Psikolojik etkiye yönelik araştırmalar ne diyor
Konunun olumlu ve olumsuz yönlerini, iki saygın kurumun araştırmalarını referans alarak daha detaylı aktaralım. Zira bilimsel araştırmalar bir süredir yapay zeka teknolojilerinin çalışan psikolojisi üzerindeki etkilerini çeşitli boyutlarda ele almaya çalışıyor.
2021 yılında Harvard Business Review’da yayımlanan bir çalışma, yapay zeka teknolojilerinin fazla kullanımının iş yükünü artırıp tükenmişlik hissini tetikleyebileceğini ortaya koyuyor. Positive Psychology Journal’da yer alan bir başka araştırma da yapay zekanın kullanımına adapte olabilen çalışanların, daha az stres yaşadığı ve iş tatminlerinin arttığı hususunun altı çiziliyor.

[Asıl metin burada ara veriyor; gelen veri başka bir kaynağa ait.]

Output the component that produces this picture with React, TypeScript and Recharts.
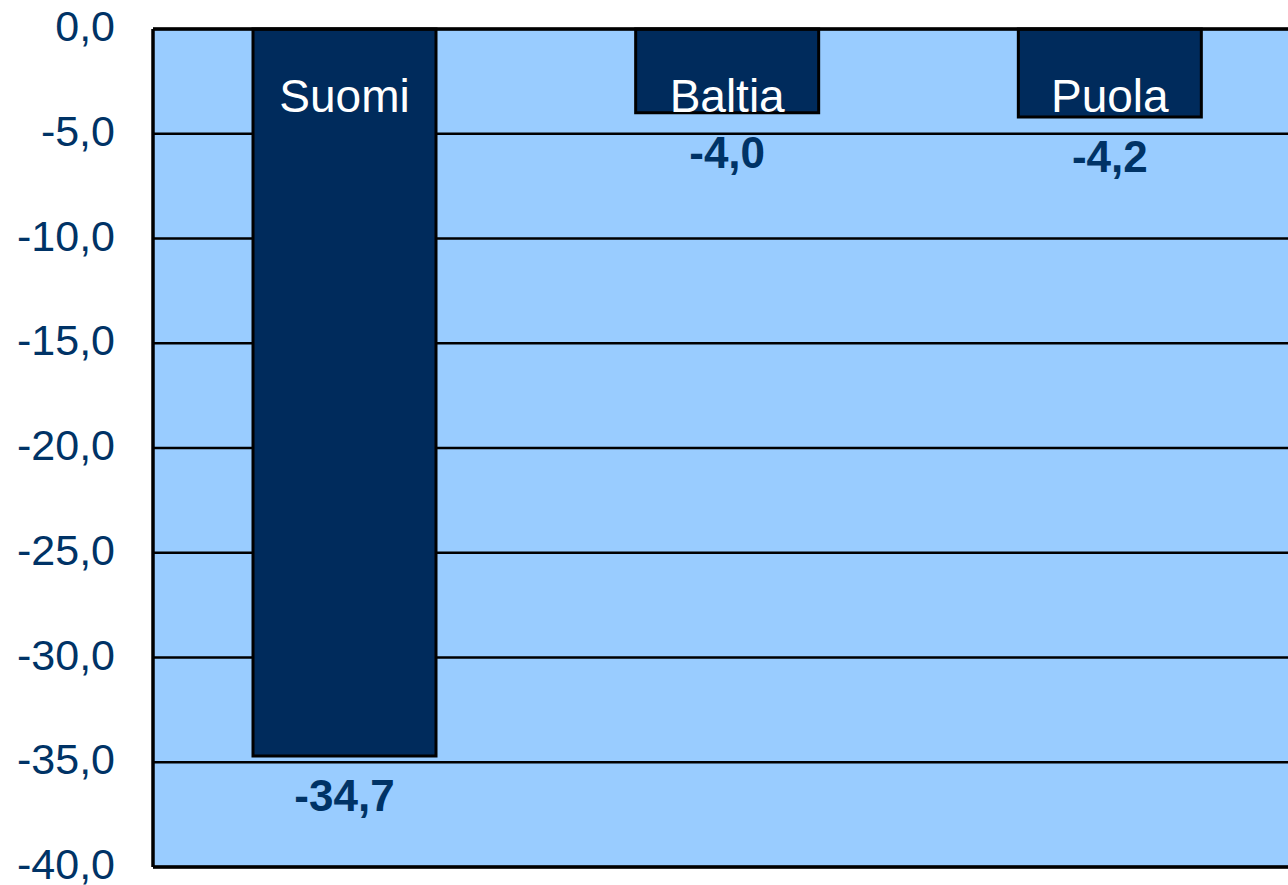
import React from "react";
import {
  BarChart,
  Bar,
  YAxis,
  XAxis,
  CartesianGrid,
  ReferenceLine,
  LabelList,
} from "recharts";

const categories = ["Suomi", "Baltia", "Puola"];
const values = [-34.7, -4.0, -4.2];
const yTicks = [0, -5, -10, -15, -20, -25, -30, -35, -40];

const data = categories.map((name, i) => ({ name, value: values[i] }));

const FONT = '"Liberation Sans", Arial, sans-serif';
const NAVY = "#002B5C";
const TEXT = "#003366";

const fmt = (v: number) => v.toFixed(1).replace(".", ",");

function NameLabel(props: any) {
  const { x, y, width, height, value } = props;
  const top = Math.min(y, y + height);
  return (
    <text
      x={x + width / 2}
      y={top + 83}
      textAnchor="middle"
      fill="#ffffff"
      fontSize={46}
      fontFamily={FONT}
    >
      {value}
    </text>
  );
}

function ValueLabel(props: any) {
  const { x, y, width, height, value } = props;
  const bottom = Math.max(y, y + height);
  return (
    <text
      x={x + width / 2}
      y={bottom + 55}
      textAnchor="middle"
      fill={TEXT}
      fontSize={44}
      fontWeight="bold"
      fontFamily={FONT}
    >
      {fmt(value)}
    </text>
  );
}

function YTick(props: any) {
  const { x, y, payload } = props;
  return (
    <text
      x={x}
      y={y + 12}
      textAnchor="end"
      fill={TEXT}
      fontSize={43}
      fontFamily={FONT}
    >
      {fmt(payload.value)}
    </text>
  );
}

export default function App() {
  return (
    <div
      style={{
        position: "absolute",
        left: 0,
        top: 0,
        width: 1288,
        height: 885,
        overflow: "hidden",
        background: "#ffffff",
      }}
    >
      <BarChart
        width={1301}
        height={885}
        data={data}
        margin={{ top: 29, right: 0, bottom: 18, left: 0 }}
        barSize={183}
      >
        <CartesianGrid
          horizontal
          vertical={false}
          stroke="#000000"
          strokeWidth={2.5}
          fill="#99CCFF"
          fillOpacity={1}
        />
        <XAxis dataKey="name" hide />
        <YAxis
          domain={[-40, 0]}
          ticks={yTicks}
          interval={0}
          width={153}
          tickLine={false}
          tickSize={0}
          tickMargin={38}
          axisLine={{ stroke: "#000000", strokeWidth: 3.5 }}
          tick={<YTick />}
        />
        <Bar
          dataKey="value"
          fill={NAVY}
          stroke="#000000"
          strokeWidth={3}
          isAnimationActive={false}
        >
          <LabelList dataKey="name" content={NameLabel} />
          <LabelList dataKey="value" content={ValueLabel} />
        </Bar>
        <ReferenceLine y={0} stroke="#000000" strokeWidth={3.5} />
        <ReferenceLine y={-40} stroke="#000000" strokeWidth={3.5} />
      </BarChart>
    </div>
  );
}
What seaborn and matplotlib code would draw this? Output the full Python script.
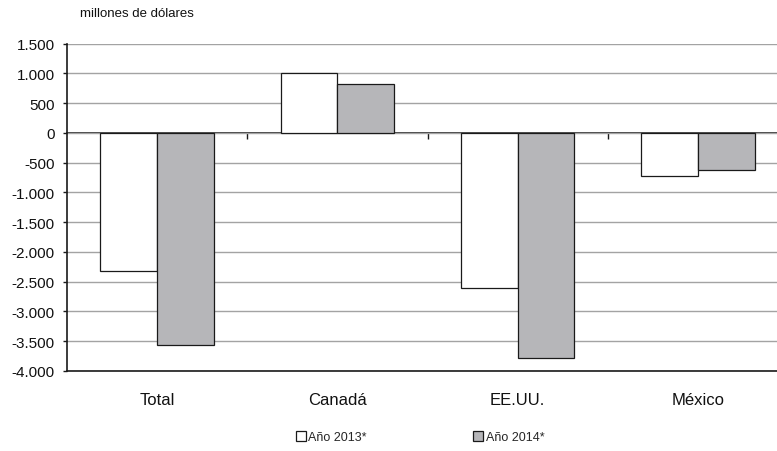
import matplotlib
matplotlib.use("Agg")
import matplotlib.pyplot as plt
import matplotlib.ticker as mticker
import seaborn as sns
import pandas as pd

categories = ["Total", "Canadá", "EE.UU.", "México"]
series_names = ["Año 2013*", "Año 2014*"]
values_2013 = [-2320, 1010, -2610, -730]
values_2014 = [-3560, 830, -3775, -624]
y_ticks = [1500, 1000, 500, 0, -500, -1000, -1500, -2000, -2500, -3000, -3500, -4000]

df = pd.DataFrame({
    "cat": categories * 2,
    "serie": [series_names[0]] * 4 + [series_names[1]] * 4,
    "val": values_2013 + values_2014,
})

sns.set_theme(style="white")
plt.rcParams["font.family"] = ["Liberation Sans", "DejaVu Sans"]

fig = plt.figure(figsize=(7.77, 4.52), dpi=100)
ax = fig.add_axes([67 / 777, 1 - 372 / 452, (788 - 67) / 777, (372 - 44.7) / 452])

sns.barplot(data=df, x="cat", y="val", hue="serie", order=categories,
            hue_order=series_names, palette=["#ffffff", "#b5b6b9"],
            edgecolor="#1a1a1a", linewidth=0.9, width=0.63, gap=0,
            ax=ax, legend=True, zorder=3)

ax.set_ylim(-4000, 1500)
ax.set_xlim(-0.5, 3.5)
ax.set_yticks(y_ticks)
ax.yaxis.set_major_formatter(mticker.FuncFormatter(lambda v, p: f"{int(v):,}".replace(",", ".")))
ax.grid(axis="y", color="#a3a3a3", linewidth=1.0, zorder=0)
ax.set_axisbelow(True)
ax.set_xlabel("")
ax.set_ylabel("")

for s in ["top", "right"]:
    ax.spines[s].set_visible(False)
for s in ["left", "bottom"]:
    ax.spines[s].set_color("#1a1a1a")
    ax.spines[s].set_linewidth(1.2)

ax.tick_params(axis="y", left=True, length=3, width=1, color="#1a1a1a",
               labelsize=11, pad=6, labelcolor="#111111")
ax.tick_params(axis="x", bottom=False, length=0, labelsize=12, pad=15, labelcolor="#111111")

sec = ax.secondary_xaxis(4000 / 5500)
sec.set_xticks([0.5, 1.5, 2.5])
sec.set_xticklabels([])
sec.tick_params(direction="in", length=4, width=1, color="#1a1a1a")
sec.spines["top"].set_color("#1a1a1a")
sec.spines["top"].set_linewidth(1.2)

handles, labels = ax.get_legend_handles_labels()
ax.get_legend().remove()
fig.legend(handles, labels, ncol=2, loc="center", bbox_to_anchor=(420 / 777, 1 - 438 / 452),
           frameon=False, fontsize=9, handlelength=0.8, handleheight=0.8,
           handletextpad=0.2, columnspacing=8.5)

fig.text(80 / 777, 1 - 14 / 452, "millones de dólares", fontsize=9.5, va="center", ha="left",
         color="#111111")

fig.savefig("out.png", dpi=100)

Harvard Business Review’un çalışmasındaki temel bulgulara bakıldığında, yapay zekanın her ne kadar süreçleri otomatikleştirse de çalışanların iş yükünü hafifletmek yerine daha fazla iş talebiyle karşılaşmalarına neden olabileceğinin altı çiziliyor. Bunun temel sebepleri arasında sürekli erişim ve çalışma, beceri gelişimi baskısı, veri takibi ve performans ölçümü geliyor.
Araştırmanın özetine bakıldığında bazı konular öne çıkıyor. Örneğin yapay zeka tabanlı sistemler, çalışanların sürekli çevrimiçi olmalarını gerektirebiliyor. Bu durum, iş-yaşam dengesini bozarak tükenmişlik hissini tetikleyebilir deniyor. Yine çalışanlar, hızla değişen teknolojilere uyum sağlama ve kendilerini sürekli geliştirme baskısı hissedebilir. Yapay zeka araçları, çalışanların performansını daha sık ve detaylı bir şekilde izlediğinden bu da kişideki stres seviyesini artırabilir. Araştırmanın sonucunda iş yükünün dengelenmesi ve çalışanların psikolojik refahının korunması açısından yapay zekanın alana dikkatli bir şekilde entegre edilmesi gerektiği vurgulanıyor.
Positive Psychology Journal’ın yürüttüğü çalışmada ise yapay zekanın iş dünyasındaki olumlu etkilerine odaklanılıyor. Özellikle yapay zekanın getirdiği teknolojik yeniliklere uyum sağlayabilen çalışanlar baz alındığında şunlar gözlemlenmiş:
- Çalışanlar, rutin görevlerden kurtulduklarında daha az stres hissediyor.
- Yapay zekanın sağladığı verimlilik artışı, çalışanların kendi rollerinde daha değerli hissetmeleri ve tatmin olmaları gibi faydalar getiriyor.
- Yeni beceriler kazanıp iş dünyasındaki değişimlere uyum sağladıkları için çalışanların özgüvenleri artıyor.
Araştırmada yapay zekanın getirdiklerine uyum sağlayabilen çalışanların daha yüksek iş tatmini ve daha düşük stres seviyesine sahip olduğunun altı çiziliyor. Bu durumun gerçekleşmesi ve sürekliliğinin sağlanması için işletmelerin, çalışanlarına devamlılığı olan eğitim ve destek programları sunmaları gerektiği de vurgulanıyor.
Denge kurulması önem taşıyor
Her iki araştırmaya da bakıldığında yapay zekanın iş dünyasındaki etkilerinin hem fırsatlar hem de riskler barındırdığı ortada. Çalışanlara eğitim, destek ve esnek çalışma modelleri sunmak bu dengenin sağlanmasında kritik rol oynayabilir. Yine yapay zeka tabanlı sistemler devreye alınırken insan temasını koruyacak mekanizmalar geliştirilebilir. Ayrıca özellikle yöneticiler, çalışanlarının iş-yaşam dengesini korumak amacıyla yapay zekanın çalışma saatleri üzerindeki etkilerini en aza indirmeye özen gösterebilir. Bu noktada yapay zekanın iş dünyasına sağlıklı bir şekilde uyumlanması, doğru bir strateji ve etik yaklaşım arasında denge kurulmasına bağlı gibi görünüyor.